Records supplied →

☆ ☆ ☆

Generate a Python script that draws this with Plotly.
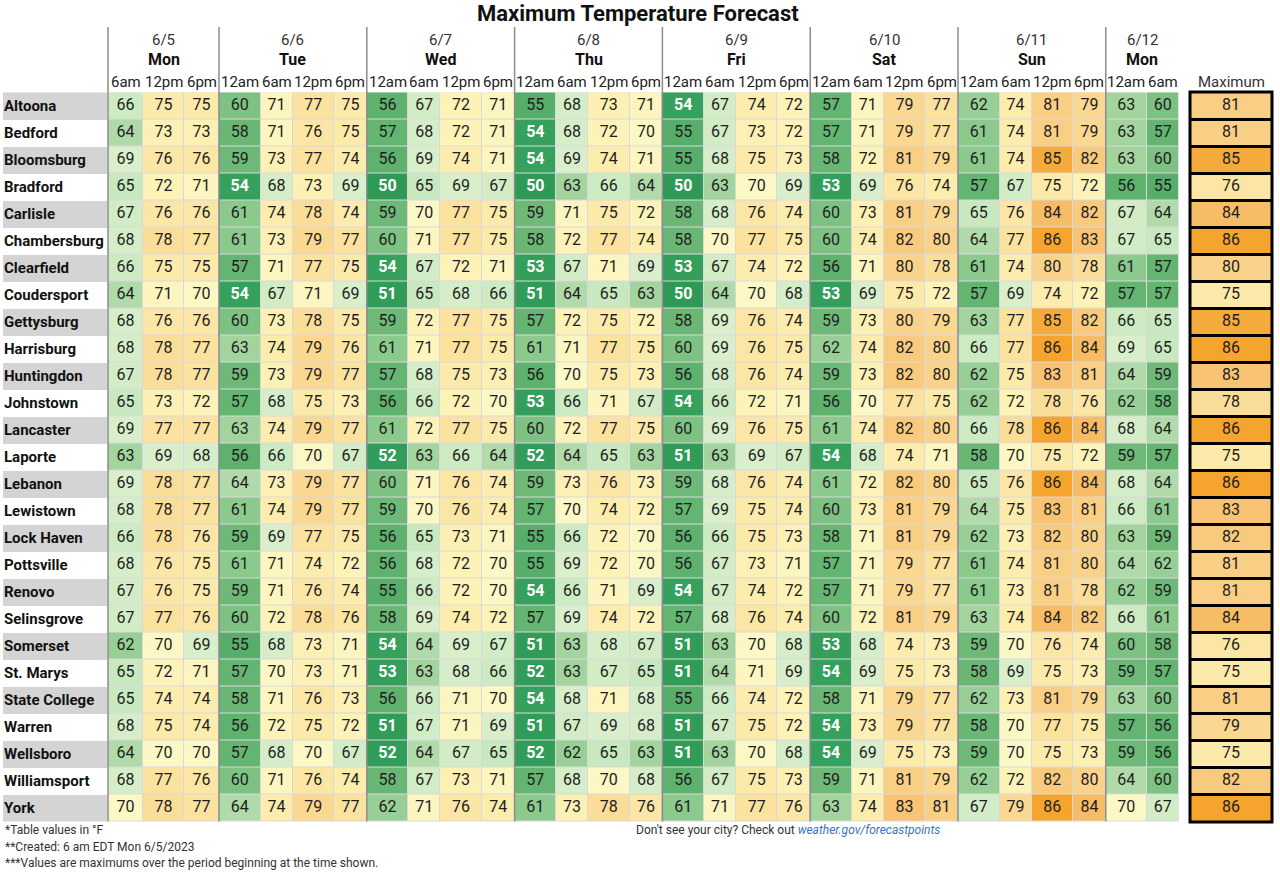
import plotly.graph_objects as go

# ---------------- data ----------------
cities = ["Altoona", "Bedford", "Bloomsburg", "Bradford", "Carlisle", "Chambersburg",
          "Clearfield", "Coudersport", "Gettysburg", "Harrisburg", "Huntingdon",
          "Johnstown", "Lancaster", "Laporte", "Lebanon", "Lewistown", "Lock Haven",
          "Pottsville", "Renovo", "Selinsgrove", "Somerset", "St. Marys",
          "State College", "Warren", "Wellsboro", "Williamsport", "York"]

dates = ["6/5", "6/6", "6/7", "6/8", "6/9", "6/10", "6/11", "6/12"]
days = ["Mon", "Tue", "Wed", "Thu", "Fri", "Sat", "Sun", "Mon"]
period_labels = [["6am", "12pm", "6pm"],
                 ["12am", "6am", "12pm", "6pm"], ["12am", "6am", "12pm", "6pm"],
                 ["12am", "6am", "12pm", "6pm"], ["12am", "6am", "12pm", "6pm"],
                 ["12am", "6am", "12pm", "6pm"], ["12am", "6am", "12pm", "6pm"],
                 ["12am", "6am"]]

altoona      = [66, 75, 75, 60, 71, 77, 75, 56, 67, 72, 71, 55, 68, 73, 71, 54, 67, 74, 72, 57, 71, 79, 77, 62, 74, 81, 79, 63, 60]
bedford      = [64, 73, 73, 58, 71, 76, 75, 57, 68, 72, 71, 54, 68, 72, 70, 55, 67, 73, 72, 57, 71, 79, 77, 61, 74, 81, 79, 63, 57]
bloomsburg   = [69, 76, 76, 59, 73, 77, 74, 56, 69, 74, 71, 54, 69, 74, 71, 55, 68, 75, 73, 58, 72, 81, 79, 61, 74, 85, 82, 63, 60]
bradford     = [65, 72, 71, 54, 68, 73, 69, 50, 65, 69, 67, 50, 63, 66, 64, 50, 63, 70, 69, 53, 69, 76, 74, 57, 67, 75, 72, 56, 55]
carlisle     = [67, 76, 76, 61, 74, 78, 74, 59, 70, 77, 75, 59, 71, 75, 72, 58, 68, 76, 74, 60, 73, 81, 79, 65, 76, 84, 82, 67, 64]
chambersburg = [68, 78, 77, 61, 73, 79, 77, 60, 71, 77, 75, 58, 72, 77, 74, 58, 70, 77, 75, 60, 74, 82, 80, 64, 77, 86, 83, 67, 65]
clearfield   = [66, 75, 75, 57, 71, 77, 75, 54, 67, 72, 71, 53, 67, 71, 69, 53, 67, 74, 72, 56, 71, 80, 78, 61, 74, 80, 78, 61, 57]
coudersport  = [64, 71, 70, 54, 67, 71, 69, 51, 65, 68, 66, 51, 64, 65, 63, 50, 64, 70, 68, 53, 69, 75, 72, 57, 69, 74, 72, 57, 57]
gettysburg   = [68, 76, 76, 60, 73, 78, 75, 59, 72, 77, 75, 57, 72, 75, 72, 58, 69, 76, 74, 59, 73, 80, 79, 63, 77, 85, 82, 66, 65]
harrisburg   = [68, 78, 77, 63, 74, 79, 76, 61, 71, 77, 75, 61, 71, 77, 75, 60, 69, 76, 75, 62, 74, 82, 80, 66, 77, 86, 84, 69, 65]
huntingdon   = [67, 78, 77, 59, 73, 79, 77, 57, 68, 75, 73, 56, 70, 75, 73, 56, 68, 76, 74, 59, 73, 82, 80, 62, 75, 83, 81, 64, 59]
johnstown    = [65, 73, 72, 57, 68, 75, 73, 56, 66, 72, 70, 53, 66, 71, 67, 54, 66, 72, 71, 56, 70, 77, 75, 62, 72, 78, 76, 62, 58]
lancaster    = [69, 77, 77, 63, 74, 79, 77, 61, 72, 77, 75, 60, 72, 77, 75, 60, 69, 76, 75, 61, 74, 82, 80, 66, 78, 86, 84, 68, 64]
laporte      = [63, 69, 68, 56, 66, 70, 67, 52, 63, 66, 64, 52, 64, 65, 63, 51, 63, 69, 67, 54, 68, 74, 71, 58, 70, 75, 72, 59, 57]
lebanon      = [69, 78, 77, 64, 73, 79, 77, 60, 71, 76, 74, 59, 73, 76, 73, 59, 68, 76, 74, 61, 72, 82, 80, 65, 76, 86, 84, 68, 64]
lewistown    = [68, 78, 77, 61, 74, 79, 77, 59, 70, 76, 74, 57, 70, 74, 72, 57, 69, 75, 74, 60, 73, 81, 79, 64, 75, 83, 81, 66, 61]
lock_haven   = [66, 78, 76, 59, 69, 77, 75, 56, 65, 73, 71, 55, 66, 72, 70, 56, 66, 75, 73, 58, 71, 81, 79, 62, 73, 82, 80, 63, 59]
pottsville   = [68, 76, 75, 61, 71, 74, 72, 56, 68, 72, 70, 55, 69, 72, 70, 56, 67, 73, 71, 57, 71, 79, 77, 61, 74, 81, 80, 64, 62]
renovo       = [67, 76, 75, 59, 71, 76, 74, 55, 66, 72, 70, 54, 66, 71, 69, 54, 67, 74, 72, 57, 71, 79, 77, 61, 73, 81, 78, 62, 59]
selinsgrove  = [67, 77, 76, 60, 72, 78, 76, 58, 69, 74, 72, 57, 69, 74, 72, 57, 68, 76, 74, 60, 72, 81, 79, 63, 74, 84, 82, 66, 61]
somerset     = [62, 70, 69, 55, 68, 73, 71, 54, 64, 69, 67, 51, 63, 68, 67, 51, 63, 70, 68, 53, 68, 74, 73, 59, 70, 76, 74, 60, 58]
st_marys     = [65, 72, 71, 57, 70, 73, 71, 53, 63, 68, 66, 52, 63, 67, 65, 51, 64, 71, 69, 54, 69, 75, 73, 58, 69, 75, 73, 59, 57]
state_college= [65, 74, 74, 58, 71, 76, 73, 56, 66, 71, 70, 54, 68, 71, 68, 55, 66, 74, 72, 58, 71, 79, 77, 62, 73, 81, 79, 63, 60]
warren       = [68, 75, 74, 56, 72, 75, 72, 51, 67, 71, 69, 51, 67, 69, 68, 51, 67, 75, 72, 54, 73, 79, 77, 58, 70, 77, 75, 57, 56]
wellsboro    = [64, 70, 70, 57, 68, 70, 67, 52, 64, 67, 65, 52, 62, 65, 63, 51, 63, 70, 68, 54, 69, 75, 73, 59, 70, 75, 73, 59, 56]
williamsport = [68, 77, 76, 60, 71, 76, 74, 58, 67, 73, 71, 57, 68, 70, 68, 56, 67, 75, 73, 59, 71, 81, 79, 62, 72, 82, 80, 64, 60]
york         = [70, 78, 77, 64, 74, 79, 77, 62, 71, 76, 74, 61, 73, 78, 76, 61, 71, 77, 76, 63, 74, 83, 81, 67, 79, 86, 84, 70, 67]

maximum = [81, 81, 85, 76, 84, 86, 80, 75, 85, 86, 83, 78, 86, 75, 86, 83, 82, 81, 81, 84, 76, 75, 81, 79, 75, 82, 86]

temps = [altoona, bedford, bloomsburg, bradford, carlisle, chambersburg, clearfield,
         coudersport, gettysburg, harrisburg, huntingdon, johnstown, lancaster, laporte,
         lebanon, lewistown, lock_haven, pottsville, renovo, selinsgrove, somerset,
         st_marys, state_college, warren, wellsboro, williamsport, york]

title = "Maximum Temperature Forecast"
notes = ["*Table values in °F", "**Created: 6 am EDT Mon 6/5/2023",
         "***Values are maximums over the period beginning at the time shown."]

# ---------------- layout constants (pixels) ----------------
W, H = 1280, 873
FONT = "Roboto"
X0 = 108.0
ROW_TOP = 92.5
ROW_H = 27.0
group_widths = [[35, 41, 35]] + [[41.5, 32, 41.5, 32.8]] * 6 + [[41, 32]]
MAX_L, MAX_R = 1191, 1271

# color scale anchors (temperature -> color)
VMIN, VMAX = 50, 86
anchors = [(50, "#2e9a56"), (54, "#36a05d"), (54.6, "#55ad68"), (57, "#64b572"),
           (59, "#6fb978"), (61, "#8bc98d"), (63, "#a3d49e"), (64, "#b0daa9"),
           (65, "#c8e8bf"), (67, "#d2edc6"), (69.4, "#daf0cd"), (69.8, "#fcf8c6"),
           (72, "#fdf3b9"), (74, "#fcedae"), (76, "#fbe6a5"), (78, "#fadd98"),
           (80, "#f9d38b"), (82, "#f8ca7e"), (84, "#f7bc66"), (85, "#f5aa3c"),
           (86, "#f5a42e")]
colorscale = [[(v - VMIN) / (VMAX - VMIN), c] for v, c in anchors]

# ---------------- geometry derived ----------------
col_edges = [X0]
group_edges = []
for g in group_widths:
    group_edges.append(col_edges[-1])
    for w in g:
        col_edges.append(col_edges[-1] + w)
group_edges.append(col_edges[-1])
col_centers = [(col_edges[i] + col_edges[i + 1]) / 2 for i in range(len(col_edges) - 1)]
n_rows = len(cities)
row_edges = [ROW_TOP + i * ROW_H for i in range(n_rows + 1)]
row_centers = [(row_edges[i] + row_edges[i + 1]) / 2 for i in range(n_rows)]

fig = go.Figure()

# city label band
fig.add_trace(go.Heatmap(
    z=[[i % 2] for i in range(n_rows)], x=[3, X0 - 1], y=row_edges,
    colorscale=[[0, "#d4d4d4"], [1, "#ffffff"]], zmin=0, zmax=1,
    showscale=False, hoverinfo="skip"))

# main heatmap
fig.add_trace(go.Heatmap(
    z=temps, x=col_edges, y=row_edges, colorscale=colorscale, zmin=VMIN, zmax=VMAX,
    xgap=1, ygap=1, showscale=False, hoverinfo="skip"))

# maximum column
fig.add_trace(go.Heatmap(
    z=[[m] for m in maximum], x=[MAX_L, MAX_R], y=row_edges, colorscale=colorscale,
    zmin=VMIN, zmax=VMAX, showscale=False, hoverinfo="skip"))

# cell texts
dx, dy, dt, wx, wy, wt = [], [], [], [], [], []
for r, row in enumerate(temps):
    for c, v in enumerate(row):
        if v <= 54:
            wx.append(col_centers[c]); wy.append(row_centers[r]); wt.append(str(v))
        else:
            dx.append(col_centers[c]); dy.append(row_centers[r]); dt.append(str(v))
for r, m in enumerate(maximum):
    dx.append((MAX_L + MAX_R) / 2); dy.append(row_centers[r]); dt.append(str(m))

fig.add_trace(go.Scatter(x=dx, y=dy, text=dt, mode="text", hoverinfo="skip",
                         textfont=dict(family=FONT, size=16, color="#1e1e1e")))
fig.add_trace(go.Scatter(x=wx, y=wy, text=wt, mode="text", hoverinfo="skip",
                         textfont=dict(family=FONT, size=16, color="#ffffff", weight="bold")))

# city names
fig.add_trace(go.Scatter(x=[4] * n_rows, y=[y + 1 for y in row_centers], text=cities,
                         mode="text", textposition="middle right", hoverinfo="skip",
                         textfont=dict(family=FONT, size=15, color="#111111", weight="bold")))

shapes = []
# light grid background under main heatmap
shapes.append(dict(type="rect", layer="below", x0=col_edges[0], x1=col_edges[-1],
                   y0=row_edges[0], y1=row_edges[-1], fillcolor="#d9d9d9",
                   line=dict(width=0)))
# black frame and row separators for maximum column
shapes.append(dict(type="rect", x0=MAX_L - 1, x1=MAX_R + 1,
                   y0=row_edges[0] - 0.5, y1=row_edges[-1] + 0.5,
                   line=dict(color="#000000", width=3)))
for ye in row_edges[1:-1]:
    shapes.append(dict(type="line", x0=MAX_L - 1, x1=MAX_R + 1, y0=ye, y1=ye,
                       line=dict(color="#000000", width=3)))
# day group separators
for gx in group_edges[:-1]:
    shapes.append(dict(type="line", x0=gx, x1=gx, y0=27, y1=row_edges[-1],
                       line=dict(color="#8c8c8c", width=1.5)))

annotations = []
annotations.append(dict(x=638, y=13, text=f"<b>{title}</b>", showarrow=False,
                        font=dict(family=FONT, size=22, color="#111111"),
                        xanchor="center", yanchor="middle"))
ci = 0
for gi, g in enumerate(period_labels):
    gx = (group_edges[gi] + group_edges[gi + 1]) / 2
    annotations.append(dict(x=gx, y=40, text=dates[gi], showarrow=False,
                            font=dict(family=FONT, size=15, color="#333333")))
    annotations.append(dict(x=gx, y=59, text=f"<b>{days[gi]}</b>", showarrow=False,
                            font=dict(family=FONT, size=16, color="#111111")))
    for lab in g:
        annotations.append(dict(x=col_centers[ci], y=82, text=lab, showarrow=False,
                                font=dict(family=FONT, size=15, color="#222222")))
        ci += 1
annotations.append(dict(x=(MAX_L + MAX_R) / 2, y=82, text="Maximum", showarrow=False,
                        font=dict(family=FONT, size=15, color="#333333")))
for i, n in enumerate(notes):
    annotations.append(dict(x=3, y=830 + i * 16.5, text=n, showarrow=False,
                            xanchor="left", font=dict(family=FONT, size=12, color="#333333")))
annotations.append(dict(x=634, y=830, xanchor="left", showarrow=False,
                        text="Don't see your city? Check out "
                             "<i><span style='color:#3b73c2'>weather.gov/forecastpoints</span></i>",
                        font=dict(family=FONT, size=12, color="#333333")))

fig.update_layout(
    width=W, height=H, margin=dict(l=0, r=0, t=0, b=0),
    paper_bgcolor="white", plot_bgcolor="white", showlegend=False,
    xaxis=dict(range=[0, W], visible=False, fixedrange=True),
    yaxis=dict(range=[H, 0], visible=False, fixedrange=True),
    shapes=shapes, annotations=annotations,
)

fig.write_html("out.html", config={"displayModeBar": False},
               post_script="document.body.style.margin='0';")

☆ ☆ ☆

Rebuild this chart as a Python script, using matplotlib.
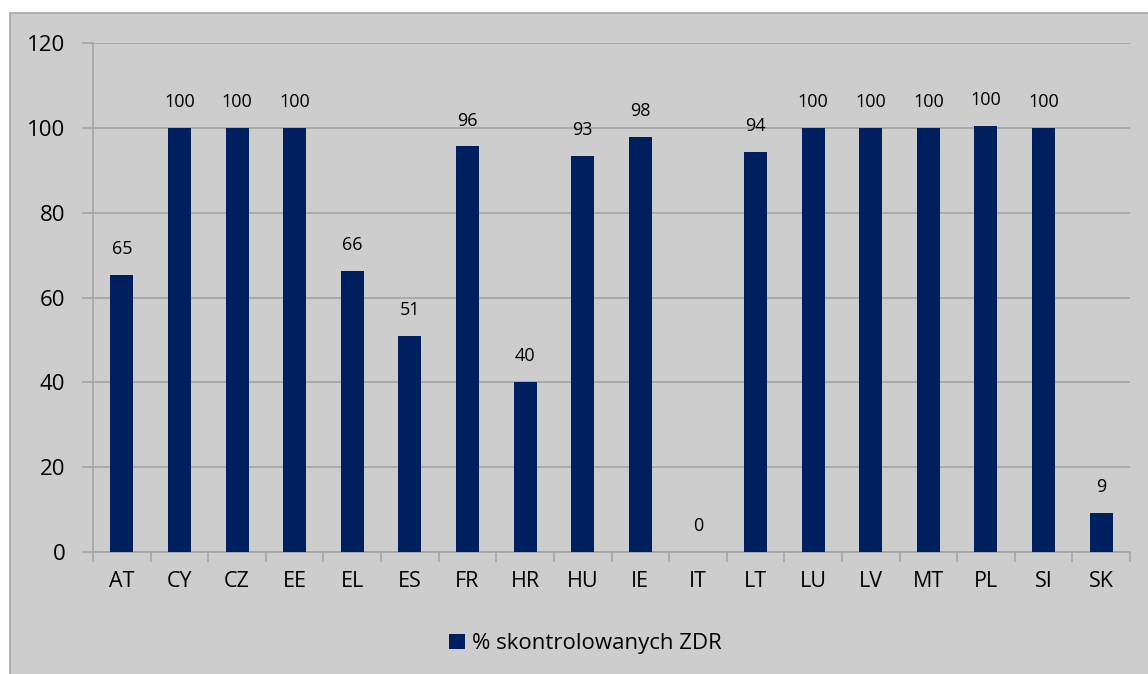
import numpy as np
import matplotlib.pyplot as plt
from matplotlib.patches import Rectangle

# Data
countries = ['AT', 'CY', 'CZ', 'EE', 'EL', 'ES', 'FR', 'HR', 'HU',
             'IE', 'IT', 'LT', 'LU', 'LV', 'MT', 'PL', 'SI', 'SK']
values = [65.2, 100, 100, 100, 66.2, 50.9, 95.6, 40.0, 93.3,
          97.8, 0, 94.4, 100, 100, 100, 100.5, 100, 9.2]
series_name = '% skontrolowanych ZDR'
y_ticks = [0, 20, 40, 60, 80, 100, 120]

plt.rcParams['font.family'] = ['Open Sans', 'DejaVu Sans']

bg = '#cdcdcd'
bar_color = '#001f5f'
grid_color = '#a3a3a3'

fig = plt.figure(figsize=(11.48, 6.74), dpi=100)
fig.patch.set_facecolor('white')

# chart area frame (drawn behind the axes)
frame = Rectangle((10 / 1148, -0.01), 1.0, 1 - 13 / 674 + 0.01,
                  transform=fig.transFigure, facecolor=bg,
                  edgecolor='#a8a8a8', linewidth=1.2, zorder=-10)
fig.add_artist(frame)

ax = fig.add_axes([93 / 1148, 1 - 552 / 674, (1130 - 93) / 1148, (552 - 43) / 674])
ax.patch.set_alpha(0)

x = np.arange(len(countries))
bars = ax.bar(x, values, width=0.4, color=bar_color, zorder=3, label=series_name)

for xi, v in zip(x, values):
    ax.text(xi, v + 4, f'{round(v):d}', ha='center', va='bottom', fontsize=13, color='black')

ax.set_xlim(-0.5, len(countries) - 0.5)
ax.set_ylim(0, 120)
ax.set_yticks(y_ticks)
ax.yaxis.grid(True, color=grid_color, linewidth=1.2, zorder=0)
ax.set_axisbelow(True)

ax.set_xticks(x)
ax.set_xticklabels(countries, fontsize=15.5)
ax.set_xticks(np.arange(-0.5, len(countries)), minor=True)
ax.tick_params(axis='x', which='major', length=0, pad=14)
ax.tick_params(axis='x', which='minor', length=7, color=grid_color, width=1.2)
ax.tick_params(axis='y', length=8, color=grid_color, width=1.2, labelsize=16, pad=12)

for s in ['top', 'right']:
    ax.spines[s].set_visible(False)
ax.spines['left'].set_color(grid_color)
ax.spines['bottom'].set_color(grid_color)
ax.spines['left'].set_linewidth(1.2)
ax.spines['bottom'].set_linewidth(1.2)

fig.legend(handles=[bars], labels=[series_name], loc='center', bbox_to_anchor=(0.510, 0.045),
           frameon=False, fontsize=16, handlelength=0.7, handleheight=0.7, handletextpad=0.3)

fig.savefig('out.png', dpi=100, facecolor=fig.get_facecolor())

☆ ☆ ☆

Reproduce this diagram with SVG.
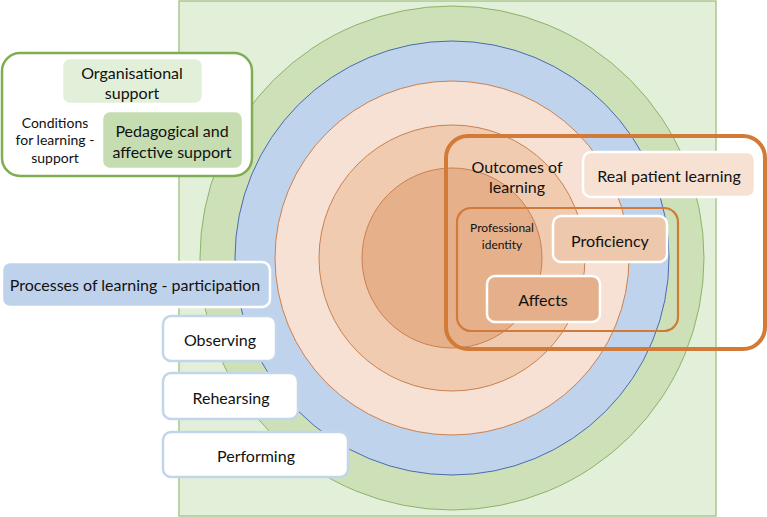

☆ ☆ ☆

Written problem → Find how many lines include the string "this" and report that number alone.

Finished answer → 3